Una ofensiva semiótica narcoestado no sólo intoxica con prejuicios al mundo entero, también performa. Tiene efectos materiales terribles: permite congelar activos, bloquear cuentas, impedir acuerdos comerciales, prohibir vuelos, justificar invasiones. El imperio no describe una realidad, la instituye. Construye un mundo en el cual la acción coercitiva aparece como legítima.
El fetiche narcoestado es una mercancía semiótica lista para el consumo masivo. Tiene envolturas mediáticas, distribución trasnacional y consumo garantizado. Y una semiósfera de todos los morbos violentos recalentada largamente en los fogones mediáticos serviles al imperio.
Su plan incluye inyectar miedo, desconfianza hacia sus propios líderes, desmovilización, fragmentación de la conciencia colectiva. Desarticular el lazo simbólico entre pueblo y Estado, entre proyecto nacional y voluntad popular.
En este sentido, el narcoestado es también golpe de estado simbólico, ayudados por súbditos del signo imperial disfrazados de “informes de derechos humanos”, reportajes periodísticos, documentales, redes sociales, memes. Son los canales por donde circula el significante. Infestan todo con datos falsos manipulados, testimonios de desertores, listas de sanciones, informes “técnicos” sin rigor metodológico. Dispositivos de anclaje para dar veracidad al montaje.

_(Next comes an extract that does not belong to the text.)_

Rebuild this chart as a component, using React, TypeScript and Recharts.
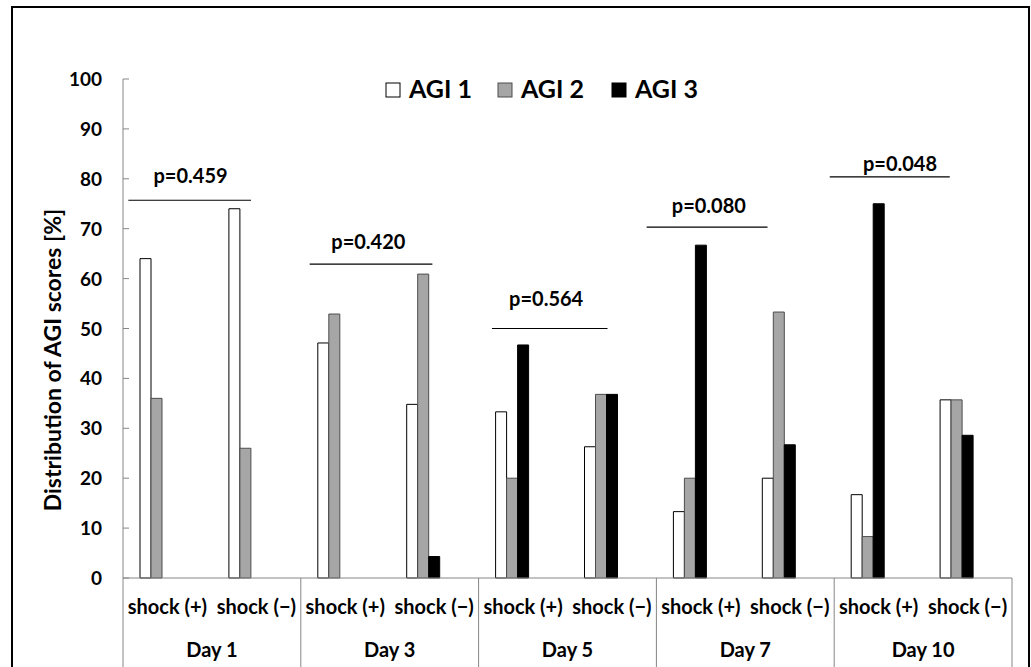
import { BarChart, Bar, XAxis, YAxis } from 'recharts';

// categories / tick labels
const groups = ['shock (+)', 'shock (\u2212)', 'shock (+)', 'shock (\u2212)', 'shock (+)', 'shock (\u2212)', 'shock (+)', 'shock (\u2212)', 'shock (+)', 'shock (\u2212)'];
const days = ['Day 1', 'Day 3', 'Day 5', 'Day 7', 'Day 10'];
const yTicks = [0, 10, 20, 30, 40, 50, 60, 70, 80, 90, 100];

// series values (%)
const agi1 = [64, 74, 47.1, 34.8, 33.3, 26.3, 13.3, 20, 16.7, 35.7];
const agi2 = [36, 26, 52.9, 60.9, 20, 36.8, 20, 53.3, 8.3, 35.7];
const agi3 = [0, 0, 0, 4.3, 46.7, 36.8, 66.7, 26.7, 75, 28.6];

// p-value annotations (one per day)
const pLabels = ['p=0.459', 'p=0.420', 'p=0.564', 'p=0.080', 'p=0.048'];
const pLineLevel = [75.7, 62.9, 50.0, 70.3, 80.4];
const pLabelLevel = [79.2, 65.9, 54.6, 73.2, 81.6];
const pLineFrom = [0.06, 2.1, 4.15, 5.89, 7.95];
const pLineTo = [1.44, 3.48, 5.45, 7.25, 9.3];
const pLabelAt = [0.76, 2.76, 4.76, 6.59, 8.74];

const series = [
  { key: 'agi1', name: 'AGI 1', fill: '#ffffff', stroke: '#000000' },
  { key: 'agi2', name: 'AGI 2', fill: '#a6a6a6', stroke: '#4d4d4d' },
  { key: 'agi3', name: 'AGI 3', fill: '#000000', stroke: '#000000' },
];

const data = groups.map((g, i) => ({
  id: `${days[Math.floor(i / 2)]} ${g}`,
  label: g,
  agi1: agi1[i],
  agi2: agi2[i],
  agi3: agi3[i],
}));

const W = 1031;
const H = 667;
const PLOT_LEFT = 123;
const PLOT_RIGHT = 1012;
const PLOT_TOP = 79;
const PLOT_BOTTOM = 578;
const CAT_W = (PLOT_RIGHT - PLOT_LEFT) / groups.length;
const FONT = 'Lato, "Open Sans", sans-serif';
const AXIS_GRAY = '#868686';

const yPix = (v: number) => PLOT_BOTTOM - ((PLOT_BOTTOM - PLOT_TOP) * v) / 100;
const xPix = (c: number) => PLOT_LEFT + c * CAT_W;

const YTick = ({ y, payload }: any) => (
  <g>
    <line x1={PLOT_LEFT} x2={PLOT_LEFT + 6} y1={y} y2={y} stroke={AXIS_GRAY} />
    <text x={102} y={y} dy={7} textAnchor="end" fontFamily={FONT} fontWeight={700} fontSize={19} fill="#000">
      {payload.value}
    </text>
  </g>
);

const XTick = ({ x, index }: any) => {
  const left = x - CAT_W / 2;
  return (
    <g>
      {index % 2 === 0 && (
        <line x1={left} x2={left} y1={PLOT_BOTTOM} y2={H} stroke={AXIS_GRAY} />
      )}
      {index === groups.length - 1 && (
        <line x1={left + CAT_W} x2={left + CAT_W} y1={PLOT_BOTTOM} y2={H} stroke={AXIS_GRAY} />
      )}
      <text x={x} y={614} textAnchor="middle" fontFamily={FONT} fontWeight={700} fontSize={20} fill="#000">
        {groups[index]}
      </text>
      {index % 2 === 0 && (
        <text x={x + CAT_W / 2} y={657} textAnchor="middle" fontFamily={FONT} fontWeight={700} fontSize={20} fill="#000">
          {days[index / 2]}
        </text>
      )}
    </g>
  );
};

export default function App() {
  const legendX = [386, 498, 612];
  return (
    <div style={{ position: 'absolute', left: 0, top: 0, width: W, height: H, overflow: 'hidden', background: '#fff' }}>
      <div
        style={{
          position: 'absolute',
          left: 11,
          top: 6,
          width: 1015,
          height: 720,
          border: '2px solid #000',
        }}
      />
      <BarChart
        width={W}
        height={H}
        data={data}
        margin={{ top: PLOT_TOP, right: W - PLOT_RIGHT, bottom: 0, left: 0 }}
        barSize={11}
        barGap={0}
      >
        <YAxis
          width={PLOT_LEFT}
          domain={[0, 100]}
          ticks={yTicks}
          interval={0}
          tickLine={false}
          tick={<YTick />}
          axisLine={{ stroke: AXIS_GRAY }}
        />
        <XAxis
          dataKey="id"
          height={H - PLOT_BOTTOM}
          interval={0}
          tickLine={false}
          tick={<XTick />}
          axisLine={{ stroke: AXIS_GRAY }}
        />
        {series.map((s) => (
          <Bar key={s.key} dataKey={s.key} name={s.name} fill={s.fill} stroke={s.stroke} strokeWidth={1} isAnimationActive={false} />
        ))}
        {/* empty slots: the source chart reserves room for two more series per group */}
        <Bar dataKey="pad1" fill="none" isAnimationActive={false} />
        <Bar dataKey="pad2" fill="none" isAnimationActive={false} />
      </BarChart>
      <svg width={W} height={H} style={{ position: 'absolute', left: 0, top: 0, pointerEvents: 'none' }}>
        <text
          x={0}
          y={0}
          transform={`translate(61, 360) rotate(-90)`}
          textAnchor="middle"
          fontFamily={FONT}
          fontWeight={700}
          fontSize={23}
          fill="#000"
        >
          Distribution of AGI scores [%]
        </text>
        {series.map((s, i) => (
          <g key={s.key}>
            <rect x={legendX[i]} y={83} width={14} height={14} fill={s.fill} stroke={s.stroke} />
            <text x={legendX[i] + 23} y={98} fontFamily={FONT} fontWeight={700} fontSize={25} fill="#000">
              {s.name}
            </text>
          </g>
        ))}
        {pLabels.map((p, i) => (
          <g key={p}>
            <line x1={xPix(pLineFrom[i])} x2={xPix(pLineTo[i])} y1={yPix(pLineLevel[i])} y2={yPix(pLineLevel[i])} stroke="#000" strokeWidth={1.2} />
            <text x={xPix(pLabelAt[i])} y={yPix(pLabelLevel[i])} textAnchor="middle" fontFamily={FONT} fontWeight={700} fontSize={20} fill="#000">
              {p}
            </text>
          </g>
        ))}
      </svg>
    </div>
  );
}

Nunca se aplica a Estados Unidos, el mayor consumidor y vendedor de drogas del planeta y uno de los principales lavadores de dinero sucio por medio de sus bancos, además del trafico de personas y de infestar con armas al planeta. ¿Por qué no se llama narcoestado al Estado que diseñó el Plan Cóndor, al que organizó el Irán-Contra? ¿Al que protegió a Los Zetas, entrenó paramilitares, financió cárteles para desestabilizar gobiernos?
En la era de la guerra cognitiva, el signo es el primer campo de batalla. Debemos construir epistemologías que desenmascaren las estrategias del narcoestado y desenmascarado como maniobra.
Eso es tarea urgente de toda revolución comunicacional y de conciencias que sea capaz de asumir, con seriedad científica, el estado actual de las agresiones imperiales, y sea capaz, también, de ver con objetividad cómo la ofensiva mediática, contra toda soberanía, tiende a empeorar.
Y mientras hay algunos excelentes comentaristas del desastre que se avecina. ¿Nos quedaremos quietos?